Perhaps the two most visceral issues of our modern political era collided last week in the words of Greenfield City Council President Karen “Rudy” Renaud — immigration and gun violence. While defending her Safe City Ordinance, which essentially prohibits local law enforcement agents from being co-opted and used as federal immigration agents as well as stopping Greenfield officials from making arrests based on perceived immigration status, Renaud spoke about being more afraid of “straight white guys” with weapons and bad intentions than undocumented immigrants.
“I am far more scared of the straight white guys with semi-automatic rifles willing to go into shopping malls, Walmarts, and movie theaters and blowing us all up to pieces,” Renaud said at an August 21 meeting. “I am far more scared of some of the straight white guys who come here and talk to us and are rude or send extremely rude emails. (Emails that go) to the point of telling me I should go to a prison like they had in Germany and I will, once Trump becomes president. You scare me and some of my colleagues up here, but you know what? There’s not a single undocumented immigrant in this room that I have any fear of.”
As much as we are told that love conquers fear, it is icy fear that is at the heart of both of these debates — immigration and guns. The former is based on a tribal fear of “the other”; the latter looks to the capacity of humans to act in evil ways, and the weapons that allow them to do that. Fear is powerful, and commands much of our politics, local and otherwise.

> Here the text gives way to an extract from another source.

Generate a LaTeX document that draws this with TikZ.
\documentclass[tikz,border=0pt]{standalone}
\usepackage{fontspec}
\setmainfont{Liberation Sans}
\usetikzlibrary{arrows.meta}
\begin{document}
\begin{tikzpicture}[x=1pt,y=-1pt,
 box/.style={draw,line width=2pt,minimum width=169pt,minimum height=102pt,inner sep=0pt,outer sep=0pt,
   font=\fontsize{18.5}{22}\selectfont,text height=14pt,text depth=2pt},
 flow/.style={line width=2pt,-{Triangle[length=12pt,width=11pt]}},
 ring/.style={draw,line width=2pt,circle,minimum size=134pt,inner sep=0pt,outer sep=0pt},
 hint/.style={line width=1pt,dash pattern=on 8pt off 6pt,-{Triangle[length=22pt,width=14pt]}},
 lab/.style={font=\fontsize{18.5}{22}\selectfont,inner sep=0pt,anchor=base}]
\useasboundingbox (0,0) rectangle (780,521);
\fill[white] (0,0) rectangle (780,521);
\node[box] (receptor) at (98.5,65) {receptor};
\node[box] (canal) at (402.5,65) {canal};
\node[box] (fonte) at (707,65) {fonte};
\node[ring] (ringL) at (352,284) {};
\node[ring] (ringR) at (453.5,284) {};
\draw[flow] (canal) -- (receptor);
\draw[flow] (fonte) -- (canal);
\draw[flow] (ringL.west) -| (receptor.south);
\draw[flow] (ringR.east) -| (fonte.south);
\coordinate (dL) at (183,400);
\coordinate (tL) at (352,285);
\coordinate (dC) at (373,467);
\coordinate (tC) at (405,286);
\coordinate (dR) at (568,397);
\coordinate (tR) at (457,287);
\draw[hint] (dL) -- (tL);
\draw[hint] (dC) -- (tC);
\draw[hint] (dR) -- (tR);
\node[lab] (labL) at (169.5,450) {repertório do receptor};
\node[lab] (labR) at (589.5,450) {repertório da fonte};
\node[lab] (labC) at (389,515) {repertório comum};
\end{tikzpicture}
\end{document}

At the same time, at least in the debate over immigration, there is the side of compassion, as well. Renaud and her fellow councilors — 10 out of 13 voted in favor of the Safe City Ordinance — voted to provide a welcoming place for immigrants and refugees regardless of their immigration status with the federal government. These are often people who have fled physical danger, poverty, and other threats in their home countries to come here for better lives for themselves and their families. And so many of us came to this country with similar stories; my own family fled Nazi Germany, and were lucky to get in to the United States — their lives depended on it. A Safe City Ordinance, as the vast majority of the Council rightly saw, is both a symbolic and a practical way to establish a welcoming place for vulnerable people who deserve compassion.
It is harder to have compassion for the white nationalists or those without a defined ideology who choose to go on killing rampages.
As to Renaud’s words calling out “straight white guys”? As a straight white guy myself, I don’t mind. So many of our debates today use coded and overt language to attack minorities, women, members of the LGBTQ community, those born in other countries, Muslims, Jews. Those that identify as I do need to get past the initial hurt these words inflict and understand that so many of our fellow humans deal with profiling language all the time.
Councilor Isaac Mass fell into the pattern of characterizing Renaud’s language as discriminatory, though pointed out to the Greenfield Recorder that he would oppose a petition for her resignation (how generous!). “We passed a resolution of respect and that I believe includes heterosexual, white males who have a license to carry, like myself,” he said at the same meeting Renaud made the remarks referred to. By referring to the race, gender, and sexual orientation of some who have committed horrific acts as well as personal threats to that councilor, Renaud makes clear that singling out a group like undocumented immigrants is not going to allay the real fears that someone may follow through on those threats. What Councilor Mass needs to understand is that straight white guys don’t have a monopoly on fearing others. They can be feared, too. As Councilor and Mayoral Candidate Sheila Gilmour said, defending Renaud’s words, “that’s not disrespect — it’s telling the truth.”